Given task: Copy from the first line below down to and including the line with "0.6, 2.45, 6.9]". Skip the pictures.

### Dataset excerpt

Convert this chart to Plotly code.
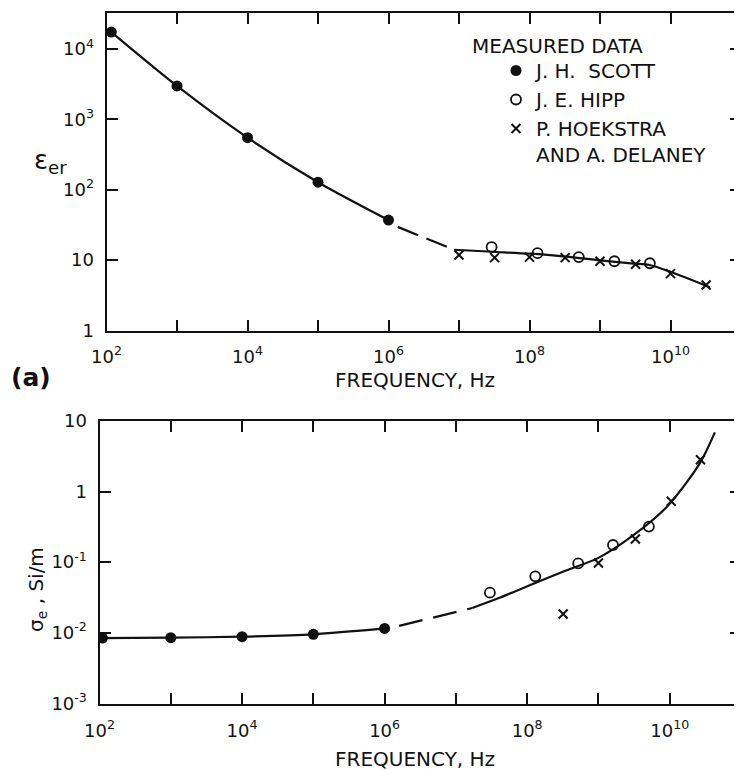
import plotly.graph_objects as go

# ---------------- data ----------------
# (a) relative permittivity
eps_scott_f = [1.17e2, 1e3, 1e4, 1e5, 1e6]
eps_scott = [17500, 3000, 550, 128, 37]
eps_hipp_f = [2.9e7, 1.3e8, 5.0e8, 1.6e9, 5.1e9]
eps_hipp = [15.3, 12.5, 11.0, 9.6, 9.0]
eps_hoek_f = [1e7, 3.2e7, 1e8, 3.2e8, 1e9, 3.2e9, 1e10, 3.2e10]
eps_hoek = [11.8, 10.8, 11.0, 10.8, 9.6, 8.7, 6.4, 4.4]
# fitted curve: solid / dashed / solid
eps_fit1_f = [1.17e2, 1e3, 1e4, 1e5, 1e6]
eps_fit1 = [17500, 3000, 550, 128, 37]
eps_fit2_f = [1.35e6, 8.5e6]
eps_fit2 = [29.6, 14.0]
eps_fit3_f = [8.5e6, 3e7, 1e8, 3e8, 1e9, 3e9, 5e9, 1e10, 3.6e10]
eps_fit3 = [14.0, 13.1, 12.3, 11.3, 9.9, 8.9, 8.5, 6.8, 4.1]

# (b) conductivity
sig_scott_f = [1.1e2, 1e3, 1e4, 1e5, 1e6]
sig_scott = [0.0084, 0.0085, 0.0088, 0.0095, 0.0115]
sig_hipp_f = [3.0e7, 1.3e8, 5.2e8, 1.6e9, 5.1e9]
sig_hipp = [0.0369, 0.0629, 0.096, 0.175, 0.319]
sig_hoek_f = [3.2e8, 1e9, 3.3e9, 1.05e10, 2.7e10]
sig_hoek = [0.0184, 0.0975, 0.213, 0.728, 2.82]
sig_fit1_f = [1e2, 1e3, 1e4, 1e5, 1e6]
sig_fit1 = [0.0084, 0.0085, 0.0088, 0.0095, 0.0115]
sig_fit2_f = [1.6e6, 1.7e7]
sig_fit2 = [0.0125, 0.0224]
sig_fit3_f = [1.7e7, 4e7, 1.2e8, 3.5e8, 1e9, 3e9, 9e9, 2.6e10, 4.3e10]
sig_fit3 = [0.0224, 0.031, 0.049, 0.076, 0.115, 0.235, 0.6, 2.45, 6.9]

# tick labels
x_tickvals = [1e2, 1e3, 1e4, 1e5, 1e6, 1e7, 1e8, 1e9, 1e10, 1e11]
x_ticktext = ["10<sup>2</sup>", "", "10<sup>4</sup>", "", "10<sup>6</sup>", "",
              "10<sup>8</sup>", "", "10<sup>10</sup>", ""]
eps_tickvals = [1, 10, 100, 1000, 10000]
eps_ticktext = ["1", "10", "10<sup>2</sup>", "10<sup>3</sup>", "10<sup>4</sup>"]
sig_tickvals = [1e-3, 1e-2, 1e-1, 1, 10]
sig_ticktext = ["10<sup>-3</sup>", "10<sup>-2</sup>", "10<sup>-1</sup>", "1", "10"]

legend_names = ["J. H.  SCOTT", "J. E. HIPP", "P. HOEKSTRA<br>AND A. DELANEY"]

# ---------------- styling ----------------
INK = "#111111"
FONT = "DejaVu Sans"
W, H = 742, 770
OFF = 8  # page body margin: figure is drawn 8px right / down in the window


def px(x):
    return (x - OFF) / W


def py(y):
    return 1 - (y - OFF) / H


fig = go.Figure()


def curve(x, y, xa, ya, dash="solid"):
    fig.add_trace(go.Scatter(
        x=x, y=y, xaxis=xa, yaxis=ya, mode="lines", showlegend=False,
        line=dict(color=INK, width=2.2, dash=dash, shape="spline", smoothing=0.8),
        hoverinfo="skip"))


curve(eps_fit1_f, eps_fit1, "x", "y")
curve(eps_fit2_f, eps_fit2, "x", "y", dash="22px,9px")
curve(eps_fit3_f, eps_fit3, "x", "y")
curve(sig_fit1_f, sig_fit1, "x2", "y2")
curve(sig_fit2_f, sig_fit2, "x2", "y2", dash="24px,11px")
curve(sig_fit3_f, sig_fit3, "x2", "y2")

m_scott = dict(symbol="circle", size=11, color=INK)
m_hipp = dict(symbol="circle-open", size=10, color=INK, line=dict(width=1.8, color=INK))
m_hoek = dict(symbol="x-thin-open", size=9, color=INK, line=dict(width=2, color=INK))

fig.add_trace(go.Scatter(x=eps_scott_f, y=eps_scott, xaxis="x", yaxis="y", mode="markers",
                         marker=m_scott, name=legend_names[0], legendrank=1))
fig.add_trace(go.Scatter(x=eps_hipp_f, y=eps_hipp, xaxis="x", yaxis="y", mode="markers",
                         marker=m_hipp, name=legend_names[1], legendrank=2))
fig.add_trace(go.Scatter(x=eps_hoek_f, y=eps_hoek, xaxis="x", yaxis="y", mode="markers",
                         marker=m_hoek, name=legend_names[2], legendrank=3))
fig.add_trace(go.Scatter(x=sig_scott_f, y=sig_scott, xaxis="x2", yaxis="y2", mode="markers",
                         marker=m_scott, showlegend=False))
fig.add_trace(go.Scatter(x=sig_hipp_f, y=sig_hipp, xaxis="x2", yaxis="y2", mode="markers",
                         marker=m_hipp, showlegend=False))
fig.add_trace(go.Scatter(x=sig_hoek_f, y=sig_hoek, xaxis="x2", yaxis="y2", mode="markers",
                         marker=m_hoek, showlegend=False))

axis_common = dict(
    type="log", showline=True, linecolor=INK, linewidth=2, mirror="ticks",
    ticks="inside", ticklen=11, tickwidth=2, tickcolor=INK, showgrid=False,
    zeroline=False, automargin=False,
    tickfont=dict(family=FONT, size=18, color=INK),
)

fig.update_layout(
    template="none",
    width=W, height=H, autosize=False,
    margin=dict(l=0, r=0, t=0, b=0, pad=0),
    paper_bgcolor="white", plot_bgcolor="white",
    font=dict(family=FONT, color=INK),
    xaxis=dict(**axis_common, domain=[px(106.5), px(741)], range=[2, 11], anchor="y",
               tickvals=x_tickvals, ticktext=x_ticktext, ticklabelstandoff=8),
    yaxis=dict(**axis_common, domain=[py(331), py(13.3)], range=[-0.01, 4.51],
               anchor="x", tickvals=eps_tickvals, ticktext=eps_ticktext, ticklabelstandoff=7),
    xaxis2=dict(**axis_common, domain=[px(99.5), px(741)], range=[2, 11], anchor="y2",
                tickvals=x_tickvals, ticktext=x_ticktext, ticklabelstandoff=9),
    yaxis2=dict(**axis_common, domain=[py(704), py(421)], range=[-3.01, 1.0],
                anchor="x2", tickvals=sig_tickvals, ticktext=sig_ticktext, ticklabelstandoff=7),
    showlegend=True,
    legend=dict(x=px(496), y=py(51), xanchor="left", yanchor="top",
                bgcolor="rgba(0,0,0,0)", borderwidth=0, valign="top",
                font=dict(family=FONT, size=20, color=INK), traceorder="normal"),
)

ann = [
    dict(text="MEASURED DATA", x=px(470), y=py(46), xanchor="left", yanchor="middle",
         font=dict(family=FONT, size=20, color=INK)),
    dict(text="ε<sub>er</sub>", x=px(50), y=py(162), xanchor="center", yanchor="middle",
         font=dict(family=FONT, size=26, color=INK)),
    dict(text="σ<sub>e</sub> , Si/m", x=px(37), y=py(590), xanchor="center", yanchor="middle",
         textangle=-90, font=dict(family=FONT, size=20, color=INK)),
    dict(text="FREQUENCY, Hz", x=px(415), y=py(380), xanchor="center", yanchor="middle",
         font=dict(family=FONT, size=20, color=INK)),
    dict(text="FREQUENCY, Hz", x=px(415), y=py(759), xanchor="center", yanchor="middle",
         font=dict(family=FONT, size=20, color=INK)),
    dict(text="<b>(a)</b>", x=px(31), y=py(377), xanchor="center", yanchor="middle",
         font=dict(family=FONT, size=25, color=INK)),
]
for a in ann:
    fig.add_annotation(xref="paper", yref="paper", showarrow=False, **a)

fig.write_html("out.html")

######

Correct output:
Convert this chart to Plotly code.
import plotly.graph_objects as go

# ---------------- data ----------------
# (a) relative permittivity
eps_scott_f = [1.17e2, 1e3, 1e4, 1e5, 1e6]
eps_scott = [17500, 3000, 550, 128, 37]
eps_hipp_f = [2.9e7, 1.3e8, 5.0e8, 1.6e9, 5.1e9]
eps_hipp = [15.3, 12.5, 11.0, 9.6, 9.0]
eps_hoek_f = [1e7, 3.2e7, 1e8, 3.2e8, 1e9, 3.2e9, 1e10, 3.2e10]
eps_hoek = [11.8, 10.8, 11.0, 10.8, 9.6, 8.7, 6.4, 4.4]
# fitted curve: solid / dashed / solid
eps_fit1_f = [1.17e2, 1e3, 1e4, 1e5, 1e6]
eps_fit1 = [17500, 3000, 550, 128, 37]
eps_fit2_f = [1.35e6, 8.5e6]
eps_fit2 = [29.6, 14.0]
eps_fit3_f = [8.5e6, 3e7, 1e8, 3e8, 1e9, 3e9, 5e9, 1e10, 3.6e10]
eps_fit3 = [14.0, 13.1, 12.3, 11.3, 9.9, 8.9, 8.5, 6.8, 4.1]

# (b) conductivity
sig_scott_f = [1.1e2, 1e3, 1e4, 1e5, 1e6]
sig_scott = [0.0084, 0.0085, 0.0088, 0.0095, 0.0115]
sig_hipp_f = [3.0e7, 1.3e8, 5.2e8, 1.6e9, 5.1e9]
sig_hipp = [0.0369, 0.0629, 0.096, 0.175, 0.319]
sig_hoek_f = [3.2e8, 1e9, 3.3e9, 1.05e10, 2.7e10]
sig_hoek = [0.0184, 0.0975, 0.213, 0.728, 2.82]
sig_fit1_f = [1e2, 1e3, 1e4, 1e5, 1e6]
sig_fit1 = [0.0084, 0.0085, 0.0088, 0.0095, 0.0115]
sig_fit2_f = [1.6e6, 1.7e7]
sig_fit2 = [0.0125, 0.0224]
sig_fit3_f = [1.7e7, 4e7, 1.2e8, 3.5e8, 1e9, 3e9, 9e9, 2.6e10, 4.3e10]
sig_fit3 = [0.0224, 0.031, 0.049, 0.076, 0.115, 0.235, 0.6, 2.45, 6.9]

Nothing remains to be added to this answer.